Русская жена была и у турецкого посланника Рифаат-бея. Мария Николаевна Рифаат, умная и деятельная женщина, во всём помогавшая мужу, была дочерью русского генерала фон Ризенкампфа, разжалованного в солдаты за столкновение со своим корпусным командиром Свистуновым. Помилованный потом Ризенкампф жил у дочери в Афинах, но на глаза никому не показывался. После всех потрясений он впал в детство.
Русские жёны были и у итальянского посланника герцога Аварна, и у болгарского дипломатического агента Цокова.
Хуже обстояло дело с русским послом М. К. Ону, о котором Александр III сделал ироничное замечание на полях его донесения: «А ну его!» и женой которого была приёмная дочь швейцарца Г. В. Жомини, сподвижника князя А. М. Горчакова. Личность этого русского посланника в Афинах в своём роде замечательна. Он начал свою карьеру мальчиком для поручений при канцелярии русского главнокомандующего во время подавления Венгерской революции 1849 года. На него обратили внимание, отдали в гимназию, а потом в Лазаревский восточный институт, откуда он вышел знатоком турецкого, греческого и арабского языков. Начав дипломатическую службу студентом посольства в Константинополе, он к подписанию Сан-Стефанского мира числился в русской делегации первым драгоманом.
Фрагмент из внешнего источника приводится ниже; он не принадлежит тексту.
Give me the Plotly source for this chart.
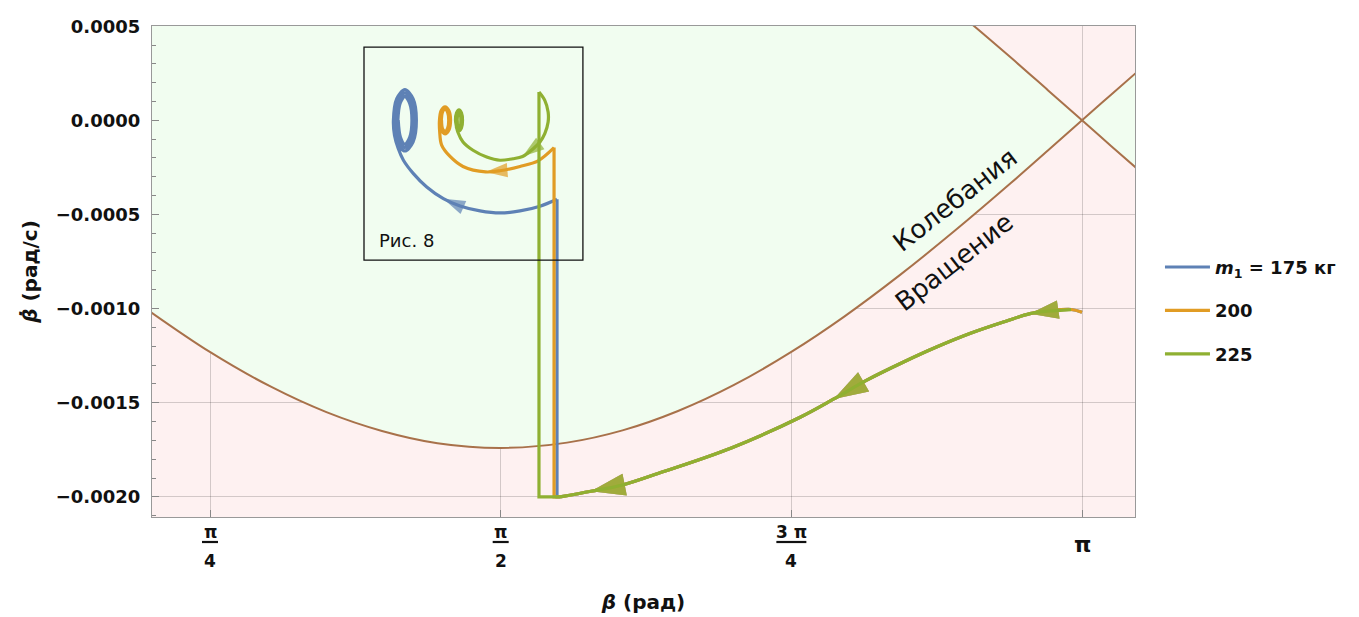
import plotly.graph_objects as go

# ---------------- data ----------------
x_range = [0.6287, 3.2847]
y_range = [-0.002107, 0.000501]

# separatrix (lower branch for beta < pi); the other branch is its mirror image
sep_beta = [0.62, 0.785, 0.95, 1.10, 1.25, 1.40, 1.571, 1.75, 1.90, 2.05, 2.20,
            2.356, 2.50, 2.65, 2.80, 2.95, 3.05, 3.1416, 3.22, 3.30]
sep_rate = [-0.001011, -0.00123, -0.001415, -0.00155, -0.00165, -0.001715, -0.00174,
            -0.001712, -0.001647, -0.001544, -0.001407, -0.00123, -0.001041, -0.000821,
            -0.000583, -0.000332, -0.000159, 0.0, 0.000136, 0.000274]

# common approach branch (all three runs overlap here)
approach_beta = [3.112, 3.047, 3.001, 2.936, 2.842, 2.750, 2.658, 2.560, 2.471, 2.380, 2.194,
                 2.009, 1.900, 1.815, 1.731]
approach_rate = [-0.001005, -0.001014, -0.001027, -0.001067, -0.00113, -0.001203, -0.001285,
                 -0.00138, -0.00148, -0.001577, -0.00174, -0.001867, -0.001937, -0.00197, -0.00200]
start_beta = [3.1416]
start_rate = [-0.00102]

# m1 = 175 kg
blue_drop_beta = [1.731, 1.723, 1.723]
blue_drop_rate = [-0.00200, -0.00200, -0.000419]
blue_arc_beta = [1.723, 1.677, 1.623, 1.569, 1.515, 1.461, 1.416, 1.371, 1.335, 1.308, 1.294]
blue_arc_rate = [-0.000419, -0.000456, -0.000481, -0.000492, -0.000481, -0.000455, -0.000416,
                 -0.000354, -0.000283, -0.000212, -0.00015]
blue_loop_beta = [1.284, 1.281, 1.290, 1.312, 1.334, 1.343, 1.334, 1.312, 1.290,
                  1.287, 1.294, 1.312, 1.330, 1.337, 1.330, 1.312, 1.294,
                  1.293, 1.299, 1.312, 1.325, 1.331, 1.325, 1.312, 1.300, 1.294]
blue_loop_rate = [-0.00008, 0.0, 0.000115, 0.000163, 0.000115, 0.0, -0.000115, -0.000163, -0.000115,
                  0.0, 0.000103, 0.000145, 0.000103, 0.0, -0.000103, -0.000145, -0.000103,
                  0.0, 0.00009, 0.000127, 0.00009, 0.0, -0.00009, -0.000127, -0.00009, 0.0]

# m1 = 200 kg
orange_drop_beta = [1.731, 1.715, 1.715]
orange_drop_rate = [-0.00200, -0.00200, -0.000145]
orange_arc_beta = [1.715, 1.672, 1.623, 1.569, 1.530, 1.469, 1.434, 1.411, 1.406]
orange_arc_rate = [-0.000145, -0.000215, -0.000245, -0.000268, -0.000274, -0.000245, -0.000192,
                   -0.00013, -0.00006]
orange_loop_beta = [1.4054, 1.4098, 1.4204, 1.4310, 1.4354, 1.4310, 1.4204, 1.4098,
                    1.4104, 1.4133, 1.4204, 1.4275, 1.4304, 1.4275, 1.4204, 1.4133, 1.4110]
orange_loop_rate = [0.0, 0.000051, 0.000072, 0.000051, 0.0, -0.000051, -0.000072, -0.000051,
                    0.0, 0.000042, 0.00006, 0.000042, 0.0, -0.000042, -0.00006, -0.000042, 0.0]

# m1 = 225 kg
green_drop_beta = [1.731, 1.6743, 1.6743]
green_drop_rate = [-0.00200, -0.00200, 0.00015]
green_arc_beta = [1.6743, 1.690, 1.699, 1.699, 1.690, 1.677, 1.658, 1.630, 1.604, 1.569,
                  1.533, 1.496, 1.469, 1.455, 1.451]
green_arc_rate = [0.00015, 0.000106, 0.000044, -0.000009, -0.000071, -0.000115, -0.000152,
                  -0.000192, -0.000204, -0.000212, -0.000195, -0.000159, -0.000115, -0.000062,
                  -0.00003]
green_loop_beta = [1.4487, 1.4515, 1.4582, 1.4649, 1.4677, 1.4649, 1.4582, 1.4515,
                   1.4532, 1.4547, 1.4582, 1.4617, 1.4632, 1.4617, 1.4582, 1.4547, 1.4535]
green_loop_rate = [0.0, 0.00004, 0.000056, 0.00004, 0.0, -0.00004, -0.000056, -0.00004,
                   0.0, 0.000032, 0.000045, 0.000032, 0.0, -0.000032, -0.000045, -0.000032, 0.0]

series_names = ["<b><i>m</i><sub>1</sub> = 175 кг</b>", "<b>200</b>", "<b>225</b>"]
series_colors = ["#5e81b5", "#e19c24", "#8fb032"]

approach_arrow_tips = [2, 8, 13]      # indices into approach arrays (arrow tips)
approach_arrow_sizes = [30, 36, 36]
inset_arrow_tips = [6, 4, 7]          # indices into each arc array

inset_box = [1.2015, 1.793, -0.000743, 0.000389]   # x0, x1, y0, y1
inset_label = "Рис. 8"

x_tickvals = [0.7854, 1.5708, 2.3562, 3.1416]
x_tick_num = ["π", "π", "3 π", "π"]
x_tick_den = ["4", "2", "4", ""]

region_labels = ["Колебания", "Вращение"]
region_label_beta = [2.798, 2.796]
region_label_rate = [-0.000425, -0.000754]

# ---------------- figure ----------------
SEP_COLOR = "#a8714a"
GREEN_FILL = "#f1fdf0"
PINK_BG = "#fef1f1"
FONT = "DejaVu Sans"

fig = go.Figure()

fig.add_trace(go.Scatter(x=sep_beta, y=sep_rate, mode="lines",
                         line=dict(color=SEP_COLOR, width=2, shape="spline"),
                         showlegend=False, hoverinfo="skip"))
fig.add_trace(go.Scatter(x=sep_beta, y=[-v for v in sep_rate], mode="lines",
                         line=dict(color=SEP_COLOR, width=2, shape="spline"),
                         fill="tonexty", fillcolor=GREEN_FILL,
                         showlegend=False, hoverinfo="skip"))

runs = [
    (start_beta, start_rate, blue_drop_beta, blue_drop_rate, blue_arc_beta, blue_arc_rate,
     blue_loop_beta, blue_loop_rate),
    (start_beta, start_rate, orange_drop_beta, orange_drop_rate, orange_arc_beta, orange_arc_rate,
     orange_loop_beta, orange_loop_rate),
    ([], [], green_drop_beta, green_drop_rate, green_arc_beta, green_arc_rate,
     green_loop_beta, green_loop_rate),
]

LW = 3.2
for i, (sb, sr, db, dr, ab, ar, lb, lr) in enumerate(runs):
    col = series_colors[i]
    grp = "g%d" % i
    fig.add_trace(go.Scatter(x=sb + approach_beta, y=sr + approach_rate, mode="lines",
                             line=dict(color=col, width=LW, shape="spline"),
                             name=series_names[i], legendgroup=grp, showlegend=True,
                             hoverinfo="skip"))
    fig.add_trace(go.Scatter(x=db, y=dr, mode="lines", line=dict(color=col, width=LW),
                             legendgroup=grp, showlegend=False, hoverinfo="skip"))
    fig.add_trace(go.Scatter(x=ab + lb, y=ar + lr, mode="lines",
                             line=dict(color=col, width=LW, shape="spline", smoothing=0.9),
                             legendgroup=grp, showlegend=False, hoverinfo="skip"))
    # arrowheads: marker oriented along the segment from the previous point
    heads = [(approach_beta, approach_rate, k, s)
             for k, s in zip(approach_arrow_tips, approach_arrow_sizes)]
    heads.append((ab, ar, inset_arrow_tips[i], 23))
    for xs, ys, k, sz in heads:
        fig.add_trace(go.Scatter(x=[xs[k - 1], xs[k]], y=[ys[k - 1], ys[k]], mode="markers",
                                 marker=dict(symbol="arrow", angleref="previous", size=[0, sz],
                                             color=col, line=dict(width=0)),
                                 legendgroup=grp, showlegend=False, hoverinfo="skip"))

annotations = []
# region labels
for t, bx, by in zip(region_labels, region_label_beta, region_label_rate):
    annotations.append(dict(x=bx, y=by, xref="x", yref="y", text=t, showarrow=False,
                            textangle=-38, font=dict(family=FONT, size=26, color="#111")))

# inset label
annotations.append(dict(x=inset_box[0], y=inset_box[2], xref="x", yref="y", text=inset_label,
                        showarrow=False, xanchor="left", yanchor="bottom", xshift=13, yshift=7,
                        font=dict(family=FONT, size=18, color="#111")))

# x tick labels (stacked fractions)
shapes = []
for v, num, den in zip(x_tickvals, x_tick_num, x_tick_den):
    if den:
        annotations.append(dict(x=v, y=0, xref="x", yref="paper", text="<b>%s</b>" % num,
                                showarrow=False, yanchor="middle", yshift=-15,
                                font=dict(family=FONT, size=17, color="#111")))
        annotations.append(dict(x=v, y=0, xref="x", yref="paper", text="<b>%s</b>" % den,
                                showarrow=False, yanchor="middle", yshift=-44,
                                font=dict(family=FONT, size=17, color="#111")))
        half = 8 if len(num) == 1 else 15
        shapes.append(dict(type="line", xref="x", yref="paper", xsizemode="pixel",
                           ysizemode="pixel", xanchor=v, yanchor=0, x0=-half, x1=half,
                           y0=-25, y1=-25, line=dict(color="#111", width=2.2)))
    else:
        annotations.append(dict(x=v, y=0, xref="x", yref="paper", text="<b>%s</b>" % num,
                                showarrow=False, yanchor="middle", yshift=-27,
                                font=dict(family=FONT, size=22, color="#111")))

shapes.append(dict(type="rect", xref="x", yref="y", x0=inset_box[0], x1=inset_box[1],
                   y0=inset_box[2], y1=inset_box[3], line=dict(color="#111", width=1.3),
                   fillcolor="rgba(0,0,0,0)", layer="above"))

fig.update_layout(
    width=1359, height=617,
    margin=dict(l=152, r=224, t=26, b=100, autoexpand=False),
    paper_bgcolor="white", plot_bgcolor=PINK_BG,
    font=dict(family=FONT, size=17, color="#111"),
    annotations=annotations, shapes=shapes,
    legend=dict(x=1.0254, y=0.42, xanchor="left", yanchor="middle",
                font=dict(family=FONT, size=18, color="#111"),
                tracegroupgap=17, itemwidth=45, bgcolor="rgba(0,0,0,0)"),
    showlegend=True,
)

fig.update_xaxes(range=x_range, tickmode="array", tickvals=x_tickvals, showticklabels=False,
                 ticks="inside", ticklen=7, tickcolor="#888",
                 showgrid=True, gridcolor="rgba(0,0,0,0.17)", gridwidth=1,
                 zeroline=False, showline=True, linecolor="#999", linewidth=1.3, mirror=True,
                 title=dict(text="<b><i>β</i> (рад)</b>", font=dict(family=FONT, size=20),
                            standoff=77))
fig.update_yaxes(range=y_range, tickmode="linear", tick0=0, dtick=0.0005, tickformat=".4f",
                 ticks="inside", ticklen=7, tickcolor="#888", ticklabelstandoff=7,
                 tickfont=dict(family=FONT, size=18, color="#111", weight="bold"),
                 minor=dict(dtick=0.0001, ticks="inside", ticklen=4, tickcolor="#888", showgrid=False),
                 showgrid=True, gridcolor="rgba(0,0,0,0.17)", gridwidth=1,
                 zeroline=True, zerolinecolor="#555", zerolinewidth=1.2,
                 showline=True, linecolor="#999", linewidth=1.3, mirror=True,
                 title=dict(text="<b><i>β̇</i> (рад/с)</b>", font=dict(family=FONT, size=20),
                            standoff=12))

fig.write_html("out.html")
Потом его сделали советником русского посольства в Константинополе, а уже оттуда М. К. Ону выехал в Афины в качестве русского посланника. В 1890 году он был прикомандирован к цесаревичу Николаю Александровичу для сопровождения его в Японию. Это была весьма неприятная для старого дипломата миссия, в ходе которой ему пришлось столкнуться с непочтительным, а иногда и хамским отношением к себе как со стороны русского наследника Николая, так и греческого принца Георга. Великовозрастные «мальчики» стали позволять себе неприличные выходки по отношению к старику и совсем перестали слушать его советов. В Александрии принцы отправились по злачным местам, в Красном море принц Георг бросил в дипломата грязную тряпку. К счастью для Ону великий князь Георгий Александрович разбил себе ногу и посланник вернулся вместе с ним в Европу.